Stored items
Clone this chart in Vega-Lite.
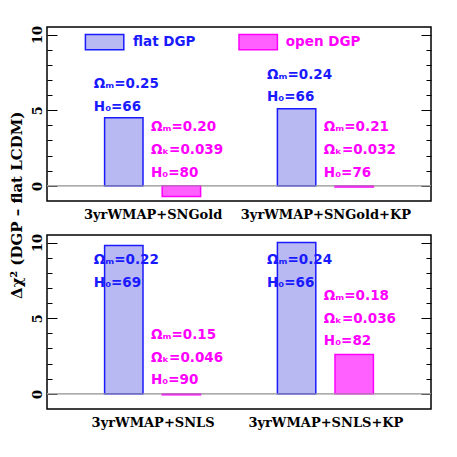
{
  "$schema": "https://vega.github.io/schema/vega-lite/v6.json",
  "padding": {"left": 10, "top": 24, "right": 5, "bottom": 5},
  "title": {"text": "Δχ² (DGP – flat LCDM)", "orient": "left", "anchor": "middle", "font": "DejaVu Serif", "fontSize": 15, "fontWeight": "bold", "color": "black", "offset": 5, "dx": 22},
  "config": {
    "view": {"stroke": "black", "strokeWidth": 1.5},
    "axis": {"grid": false, "domain": false, "tickColor": "black", "labelColor": "black", "labelFont": "DejaVu Serif", "labelFontWeight": "bold", "labelFontSize": 13}
  },
  "spacing": 10,
  "vconcat": [
    {
      "width": 384, "height": 174,
      "resolve": {"axis": {"y": "independent"}},
      "layer": [
        {
          "data": {"values": [{"z": 0}]},
          "mark": {"type": "rule", "color": "#a0a0a0", "strokeWidth": 1},
          "encoding": {
            "y": {"field": "z", "type": "quantitative", "scale": {"domain": [-1, 10.5], "nice": false, "zero": false},
                  "axis": {"orient": "left", "values": [0, 1, 2, 3, 4, 5, 6, 7, 8, 9, 10],
                           "tickSize": {"condition": {"test": "datum.value % 5 === 0", "value": -10}, "value": -5},
                           "labelExpr": "datum.value % 5 === 0 ? datum.label : ''",
                           "labelAngle": -90, "labelPadding": 13, "title": null}}
          }
        },
        {
          "data": {"values": [
            {"grp": "flat", "x0": 1.5, "x1": 2.5, "v": 4.5},
            {"grp": "open", "x0": 3.0, "x1": 4.0, "v": -0.7},
            {"grp": "flat", "x0": 6.0, "x1": 7.0, "v": 5.1},
            {"grp": "open", "x0": 7.5, "x1": 8.5, "v": -0.08}
          ]},
          "mark": {"type": "rect", "strokeWidth": 1.5},
          "encoding": {
            "x": {"field": "x0", "type": "quantitative", "scale": {"domain": [0, 10], "nice": false},
                  "axis": {"orient": "bottom", "values": [2.75, 7.25], "ticks": false, "labelPadding": 7, "title": null,
                           "labelExpr": "datum.value < 5 ? '3yrWMAP+SNGold' : '3yrWMAP+SNGold+KP'"}},
            "x2": {"field": "x1"},
            "y": {"field": "v", "type": "quantitative", "axis": null},
            "y2": {"datum": 0},
            "fill": {"field": "grp", "type": "nominal", "scale": {"domain": ["flat", "open"], "range": ["#b8b8f2", "#ff60ff"]}, "legend": null},
            "stroke": {"field": "grp", "type": "nominal", "scale": {"domain": ["flat", "open"], "range": ["#1a1aff", "#ff00ff"]}, "legend": null}
          }
        },
        {
          "data": {"values": [
            {"grp": "flat", "x0": 1.0, "x1": 2.0, "y0": 9.0, "y1": 10.0},
            {"grp": "open", "x0": 5.0, "x1": 6.0, "y0": 9.0, "y1": 10.0}
          ]},
          "mark": {"type": "rect", "strokeWidth": 1.5},
          "encoding": {
            "x": {"field": "x0", "type": "quantitative"},
            "x2": {"field": "x1"},
            "y": {"field": "y0", "type": "quantitative", "axis": null},
            "y2": {"field": "y1"},
            "fill": {"field": "grp", "type": "nominal", "legend": null},
            "stroke": {"field": "grp", "type": "nominal", "legend": null}
          }
        },
        {
          "data": {"values": [
            {"grp": "flat", "x": 2.24, "y": 9.5, "t": "flat DGP"},
            {"grp": "open", "x": 6.22, "y": 9.5, "t": "open DGP"},
            {"grp": "flat", "x": 1.22, "y": 6.75, "t": "Ωₘ=0.25"},
            {"grp": "flat", "x": 1.22, "y": 5.23, "t": "H₀=66"},
            {"grp": "open", "x": 2.71, "y": 3.89, "t": "Ωₘ=0.20"},
            {"grp": "open", "x": 2.71, "y": 2.38, "t": "Ωₖ=0.039"},
            {"grp": "open", "x": 2.71, "y": 0.88, "t": "H₀=80"},
            {"grp": "flat", "x": 5.73, "y": 7.35, "t": "Ωₘ=0.24"},
            {"grp": "flat", "x": 5.73, "y": 5.87, "t": "H₀=66"},
            {"grp": "open", "x": 7.21, "y": 3.89, "t": "Ωₘ=0.21"},
            {"grp": "open", "x": 7.21, "y": 2.38, "t": "Ωₖ=0.032"},
            {"grp": "open", "x": 7.21, "y": 0.88, "t": "H₀=76"}
          ]},
          "mark": {"type": "text", "align": "left", "baseline": "middle", "font": "DejaVu Sans", "fontWeight": "bold", "fontSize": 13.5},
          "encoding": {
            "x": {"field": "x", "type": "quantitative"},
            "y": {"field": "y", "type": "quantitative", "axis": null},
            "text": {"field": "t"},
            "color": {"field": "grp", "type": "nominal", "scale": {"domain": ["flat", "open"], "range": ["#1a1aff", "#ff00ff"]}, "legend": null}
          }
        },
        {
          "data": {"values": [{"z": 0}]},
          "mark": {"type": "rule", "color": "#a0a0a0", "strokeWidth": 1},
          "encoding": {
            "y": {"field": "z", "type": "quantitative",
                  "axis": {"orient": "right", "values": [0, 1, 2, 3, 4, 5, 6, 7, 8, 9, 10],
                           "tickSize": {"condition": {"test": "datum.value % 5 === 0", "value": -10}, "value": -5},
                           "labels": false, "title": null}}
          }
        }
      ]
    },
    {
      "width": 384, "height": 174,
      "resolve": {"axis": {"y": "independent"}},
      "layer": [
        {
          "data": {"values": [{"z": 0}]},
          "mark": {"type": "rule", "color": "#a0a0a0", "strokeWidth": 1},
          "encoding": {
            "y": {"field": "z", "type": "quantitative", "scale": {"domain": [-1, 10.5], "nice": false, "zero": false},
                  "axis": {"orient": "left", "values": [0, 1, 2, 3, 4, 5, 6, 7, 8, 9, 10],
                           "tickSize": {"condition": {"test": "datum.value % 5 === 0", "value": -10}, "value": -5},
                           "labelExpr": "datum.value % 5 === 0 ? datum.label : ''",
                           "labelAngle": -90, "labelPadding": 13, "title": null}}
          }
        },
        {
          "data": {"values": [
            {"grp": "flat", "x0": 1.5, "x1": 2.5, "v": 9.8},
            {"grp": "open", "x0": 3.0, "x1": 4.0, "v": -0.06},
            {"grp": "flat", "x0": 6.0, "x1": 7.0, "v": 10.0},
            {"grp": "open", "x0": 7.5, "x1": 8.5, "v": 2.6}
          ]},
          "mark": {"type": "rect", "strokeWidth": 1.5},
          "encoding": {
            "x": {"field": "x0", "type": "quantitative", "scale": {"domain": [0, 10], "nice": false},
                  "axis": {"orient": "bottom", "values": [2.75, 7.25], "ticks": false, "labelPadding": 7, "title": null,
                           "labelExpr": "datum.value < 5 ? '3yrWMAP+SNLS' : '3yrWMAP+SNLS+KP'"}},
            "x2": {"field": "x1"},
            "y": {"field": "v", "type": "quantitative", "axis": null},
            "y2": {"datum": 0},
            "fill": {"field": "grp", "type": "nominal", "scale": {"domain": ["flat", "open"], "range": ["#b8b8f2", "#ff60ff"]}, "legend": null},
            "stroke": {"field": "grp", "type": "nominal", "scale": {"domain": ["flat", "open"], "range": ["#1a1aff", "#ff00ff"]}, "legend": null}
          }
        },
        {
          "data": {"values": [
            {"grp": "flat", "x": 1.22, "y": 8.84, "t": "Ωₘ=0.22"},
            {"grp": "flat", "x": 1.22, "y": 7.34, "t": "H₀=69"},
            {"grp": "open", "x": 2.71, "y": 3.88, "t": "Ωₘ=0.15"},
            {"grp": "open", "x": 2.71, "y": 2.40, "t": "Ωₖ=0.046"},
            {"grp": "open", "x": 2.71, "y": 0.90, "t": "H₀=90"},
            {"grp": "flat", "x": 5.73, "y": 8.84, "t": "Ωₘ=0.24"},
            {"grp": "flat", "x": 5.73, "y": 7.34, "t": "H₀=66"},
            {"grp": "open", "x": 7.21, "y": 6.46, "t": "Ωₘ=0.18"},
            {"grp": "open", "x": 7.21, "y": 4.98, "t": "Ωₖ=0.036"},
            {"grp": "open", "x": 7.21, "y": 3.50, "t": "H₀=82"}
          ]},
          "mark": {"type": "text", "align": "left", "baseline": "middle", "font": "DejaVu Sans", "fontWeight": "bold", "fontSize": 13.5},
          "encoding": {
            "x": {"field": "x", "type": "quantitative"},
            "y": {"field": "y", "type": "quantitative", "axis": null},
            "text": {"field": "t"},
            "color": {"field": "grp", "type": "nominal", "scale": {"domain": ["flat", "open"], "range": ["#1a1aff", "#ff00ff"]}, "legend": null}
          }
        },
        {
          "data": {"values": [{"z": 0}]},
          "mark": {"type": "rule", "color": "#a0a0a0", "strokeWidth": 1},
          "encoding": {
            "y": {"field": "z", "type": "quantitative",
                  "axis": {"orient": "right", "values": [0, 1, 2, 3, 4, 5, 6, 7, 8, 9, 10],
                           "tickSize": {"condition": {"test": "datum.value % 5 === 0", "value": -10}, "value": -5},
                           "labels": false, "title": null}}
          }
        }
      ]
    }
  ]
}
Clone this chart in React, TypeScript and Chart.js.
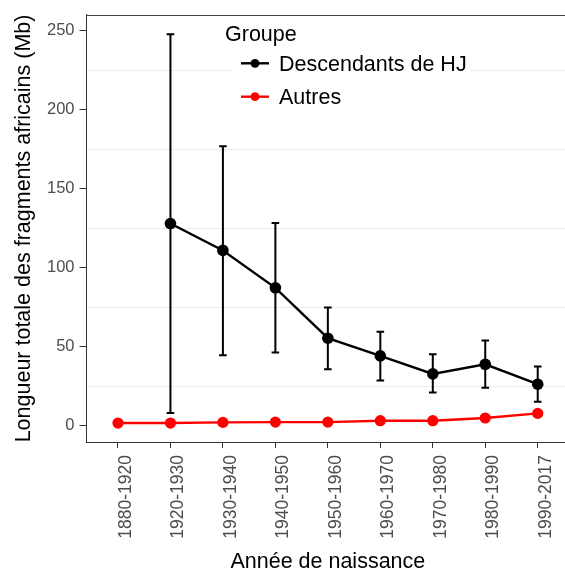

■ DIRECTIONS ■
Find the lines holding "Clone" and list every one.

■ FINISHED TASK ■
Clone this chart in Vega-Lite.
Clone this chart in React, TypeScript and Chart.js.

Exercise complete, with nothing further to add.